Como o cérebro influencia a performance do atleta?
Cientistas sabem que existem diferenças nas funções cerebrais das pessoas mais propensas a treinar, e aponto os genes implicados no livro. Pam Reed, uma das maiores ultramaratonistas de todos os tempos, não se sente confortável se não está treinando. Falei com ela quando tinha acabado de terminar um ironman em Nova York, e o voo estava atrasado. Ela disse que botou a mala num canto e foi correr no estacionamento! É um exemplo extremo, mas cientistas que estudam o sistema da dopamina – da sensação de prazer e recompensa – sabem que algumas pessoas são motivadas a serem mais fisicamente ativas por diferenças cerebrais.

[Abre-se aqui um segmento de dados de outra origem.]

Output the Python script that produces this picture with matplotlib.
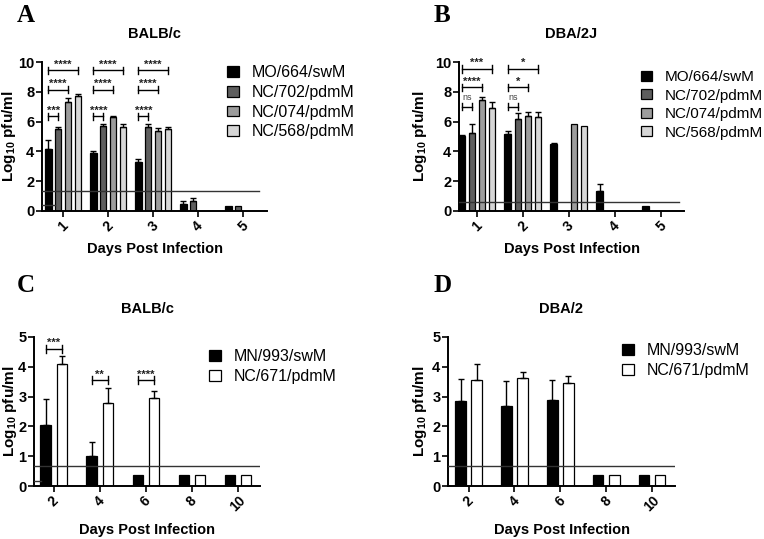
import numpy as np
import matplotlib
matplotlib.use('Agg')
import matplotlib.pyplot as plt

plt.rcParams['font.family'] = ['Liberation Sans', 'DejaVu Sans']
plt.rcParams['mathtext.fontset'] = 'custom'
plt.rcParams['mathtext.bf'] = 'Liberation Sans:bold'
plt.rcParams['mathtext.rm'] = 'Liberation Sans'

nan = np.nan

# ---- panels A / B: days 1-5, four viruses ----
days_ab = ['1', '2', '3', '4', '5']
viruses_ab = ['MO/664/swM', 'NC/702/pdmM', 'NC/074/pdmM', 'NC/568/pdmM']
colors_ab = ['#000000', '#5e5e5e', '#9c9c9c', '#d6d6d6']

balbc_mean = [
    [4.14, 3.87, 3.29, 0.49, 0.36],   # MO/664/swM
    [5.50, 5.70, 5.64, 0.65, 0.36],   # NC/702/pdmM
    [7.31, 6.29, 5.35, nan, nan],     # NC/074/pdmM
    [7.70, 5.64, 5.48, nan, nan],     # NC/568/pdmM
]
balbc_err = [
    [0.63, 0.18, 0.22, 0.20, 0.0],
    [0.14, 0.14, 0.20, 0.20, 0.0],
    [0.25, 0.06, 0.20, nan, nan],
    [0.17, 0.20, 0.18, nan, nan],
]
dba2j_mean = [
    [5.03, 5.17, 4.47, 1.34, 0.36],
    [5.23, 6.20, nan, nan, nan],
    [7.43, 6.38, 5.84, nan, nan],
    [6.94, 6.31, 5.70, nan, nan],
]
dba2j_err = [
    [0.07, 0.18, 0.12, 0.47, 0.0],
    [0.63, 0.35, nan, nan, nan],
    [0.24, 0.24, 0.0, nan, nan],
    [0.35, 0.31, 0.0, nan, nan],
]
lod_a = 1.34
lod_b = 0.62

# ---- panels C / D: days 2-10, two viruses ----
days_cd = ['2', '4', '6', '8', '10']
viruses_cd = ['MN/993/swM', 'NC/671/pdmM']
colors_cd = ['#000000', '#ffffff']

balbc2_mean = [
    [2.04, 1.02, 0.37, 0.37, 0.37],
    [4.11, 2.80, 2.95, 0.37, 0.37],
]
balbc2_err = [
    [0.87, 0.44, 0.0, 0.0, 0.0],
    [0.26, 0.50, 0.25, 0.0, 0.0],
]
dba2_mean = [
    [2.85, 2.68, 2.89, 0.37, 0.37],
    [3.56, 3.64, 3.46, 0.37, 0.37],
]
dba2_err = [
    [0.75, 0.83, 0.67, 0.0, 0.0],
    [0.53, 0.18, 0.24, 0.0, 0.0],
]
lod_c = 0.66
lod_d = 0.66

# significance brackets: (group, from bar, to bar, height, label)
sig_a = [(0, 0, 1, 6.35, '***'), (0, 0, 2, 8.14, '****'), (0, 0, 3, 9.44, '****'),
         (1, 0, 1, 6.35, '****'), (1, 0, 2, 8.14, '****'), (1, 0, 3, 9.44, '****'),
         (2, 0, 1, 6.35, '****'), (2, 0, 2, 8.14, '****'), (2, 0, 3, 9.44, '****')]
sig_b = [(0, 0, 1, 7.0, 'ns'), (0, 0, 2, 8.3, '****'), (0, 0, 3, 9.53, '***'),
         (1, 0, 1, 7.0, 'ns'), (1, 0, 2, 8.3, '*'), (1, 0, 3, 9.53, '*')]
sig_c = [(0, 0, 1, 4.6, '***'), (1, 0, 1, 3.55, '**'), (2, 0, 1, 3.55, '****')]

W, H = 764, 539
fig = plt.figure(figsize=(7.64, 5.39), dpi=100)


def draw_panel(rect, days, means, errs, colors, labels, width, pitch, ymax, lod,
               lod_end, xlim, title, letter, letter_xy, sigs, leg_xy, cap, ylab_px,
               leg_fs=11.5):
    ax = fig.add_axes(rect)
    x = np.arange(len(days))
    n = len(means)
    offs = (np.arange(n) - (n - 1) / 2) * pitch
    for i in range(n):
        m = np.array(means[i], dtype=float)
        e = np.array(errs[i], dtype=float)
        ax.bar(x + offs[i], m, width, color=colors[i], edgecolor='black',
               linewidth=0.9, label=labels[i], zorder=2)
        ok = ~np.isnan(m) & (np.nan_to_num(e) > 0)
        ax.errorbar((x + offs[i])[ok], m[ok], yerr=[np.zeros(ok.sum()), e[ok]],
                    fmt='none', ecolor='black', elinewidth=1.0, capsize=cap,
                    capthick=1.0, zorder=3)
    ax.plot([xlim[0], lod_end], [lod, lod], color='#333333', lw=1.0, zorder=4)
    for g, a, b, h, s in sigs:
        x0, x1 = g + offs[a], g + offs[b]
        d = ymax * 0.025
        ax.plot([x0, x1], [h, h], color='black', lw=1.0)
        ax.plot([x0, x0], [h - d, h + d], color='black', lw=1.0)
        ax.plot([x1, x1], [h - d, h + d], color='black', lw=1.0)
        if s == 'ns':
            ax.text((x0 + x1) / 2, h + ymax * 0.03, s, ha='center', va='bottom',
                    fontsize=6.5, color='#444444')
        else:
            ax.text((x0 + x1) / 2, h + ymax * 0.005, s, ha='center', va='bottom',
                    fontsize=8, fontweight='bold', color='#222222')
    ax.set_xlim(*xlim)
    ax.set_ylim(0, ymax)
    ax.set_xticks(x)
    ax.set_xticklabels(days, rotation=45, ha='center', fontsize=10, fontweight='bold')
    step = 2 if ymax == 10 else 1
    ax.set_yticks(np.arange(0, ymax + 0.1, step))
    ax.set_yticklabels([str(int(v)) for v in np.arange(0, ymax + 0.1, step)],
                       fontsize=10.5, fontweight='bold')
    for sp in ['top', 'right']:
        ax.spines[sp].set_visible(False)
    for sp in ['left', 'bottom']:
        ax.spines[sp].set_linewidth(1.4)
    ax.tick_params(axis='both', width=1.2, length=4, pad=1.5)
    ax.set_xlabel('Days Post Infection', fontsize=10.5, fontweight='bold', labelpad=6)
    ax.set_ylabel(r'Log$_{\mathbf{10}}$ pfu/ml', fontsize=11, fontweight='bold')
    # y label: its right edge sits at a fixed pixel column
    ax.yaxis.set_label_coords((ylab_px - rect[0] * W) / (rect[2] * W), 0.5)
    ax.set_title(title, fontsize=10.5, fontweight='bold', pad=17)
    fig.text(letter_xy[0], letter_xy[1], letter, family='Liberation Serif',
             fontsize=18, fontweight='bold', ha='left', va='top')
    ax.legend(loc='upper left', bbox_to_anchor=leg_xy, bbox_transform=fig.transFigure,
              frameon=False, fontsize=leg_fs, handlelength=0.75, handleheight=0.65,
              handletextpad=0.8, labelspacing=0.3, borderpad=0, borderaxespad=0)
    return ax


axa = draw_panel([42 / W, 1 - 211 / H, 225 / W, 149 / H], days_ab, balbc_mean, balbc_err,
                 colors_ab, viruses_ab, 0.145, 0.22, 10, lod_a, 4.35, (-0.47, 4.53),
                 'BALB/c', 'A', (17 / W, 1 - 4 / H), sig_a, (227 / W, 1 - 65 / H), 2, 18)
draw_panel([459 / W, 1 - 211 / H, 225 / W, 149 / H], days_ab, dba2j_mean, dba2j_err,
           colors_ab, viruses_ab, 0.145, 0.22, 10, lod_b, 4.4, (-0.39, 4.5),
           'DBA/2J', 'B', (434 / W, 1 - 4 / H), sig_b, (641 / W, 1 - 70 / H), 2, 429, 11)
axc = draw_panel([34 / W, 1 - 486 / H, 226 / W, 149 / H], days_cd, balbc2_mean, balbc2_err,
                 colors_cd, viruses_cd, 0.23, 0.35, 5, lod_c, 4.48, (-0.43, 4.48),
                 'BALB/c', 'C', (17 / W, 1 - 274 / H), sig_c, (209 / W, 1 - 349 / H), 2.5, 19)
draw_panel([448 / W, 1 - 486 / H, 227 / W, 149 / H], days_cd, dba2_mean, dba2_err,
           colors_cd, viruses_cd, 0.23, 0.35, 5, lod_d, 4.5, (-0.45, 4.5),
           'DBA/2', 'D', (434 / W, 1 - 274 / H), [], (622 / W, 1 - 343 / H), 2.5, 429)

# short baseline stubs near the y axis
axa.plot([-0.47, -0.18], [0.42, 0.42], color='#333333', lw=1.0, zorder=4)
axc.plot([-0.43, -0.27], [0.18, 0.18], color='#333333', lw=1.0, zorder=4)

fig.savefig('out.png', dpi=100)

Mas você também considera o papel do ambiente, certo? Você diz que, provavelmente, Usain Bolt teria se tornado um jogador de basquete em vez de um corredor se tivesse nascido nos EUA.
A habilidade atlética depende tanto do DNA quanto do treinamento, e geralmente a genética e o treinamento devem ainda coincidir com um momento específico da vida. Meu ponto sobre o Usain Bolt é que em qualquer outro país do mundo, um jovem de 15 anos com o tamanho dele provavelmente não acabaria na pista. Nos EUA, ele teria se tornado um jogador de futebol americano ou de basquete. O próprio Bolt queria ser um jogador de futebol ou de críquete e foi apenas porque a Jamaica tem uma forte cultura de corrida de velocidade que ele acabou nela.
Da Jamaica ao Ártico, você viajou bastante à procura de respostas para por que alguns atletas são tão bons. Alguma conclusão?
Posso dizer que a chave para uma nação se sobressair num esporte é ter atletas certos no lugar certo. Esta é a razão por que, por exemplo, a Austrália ganhou dez vezes mais medalhas per capita do que os EUA quando as Olimpíadas foram em Sidney. Eles começaram a colocar atletas nos esportes que melhor se adequam à sua fisiologia. China e Reino Unido fizeram o mesmo quando sediaram as Olimpíadas, e o Brasil deve fazer o mesmo! Na Jamaica, há um gostoso clima de Copa do Mundo nas competições nacionais de jovens do Ensino Médio. Também foi incrível conhecer uma pista de terra no Quênia, onde medalhistas treinam junto de ovelhas. Pessoalmente, acho que parte da beleza do esporte é que ele é um grande palco para a diversidade humana.
Você se surpreendeu com a história de algum atleta?
Foi surpreendente entrevistar um saltador e uma triatleta que entraram no esporte por acaso e acabaram se tornando campeões mundiais. Eu não sabia se era possível, mas é. Chrissie Wellington, uma das maiores atletas de ironman, nunca tinha andado de bicicleta antes dos 27 anos. Não teve dez anos ou dez mil horas de treino. Mas sua carreira, do início à aposentadoria, incluindo alguns títulos mundiais, durou apenas cinco anos.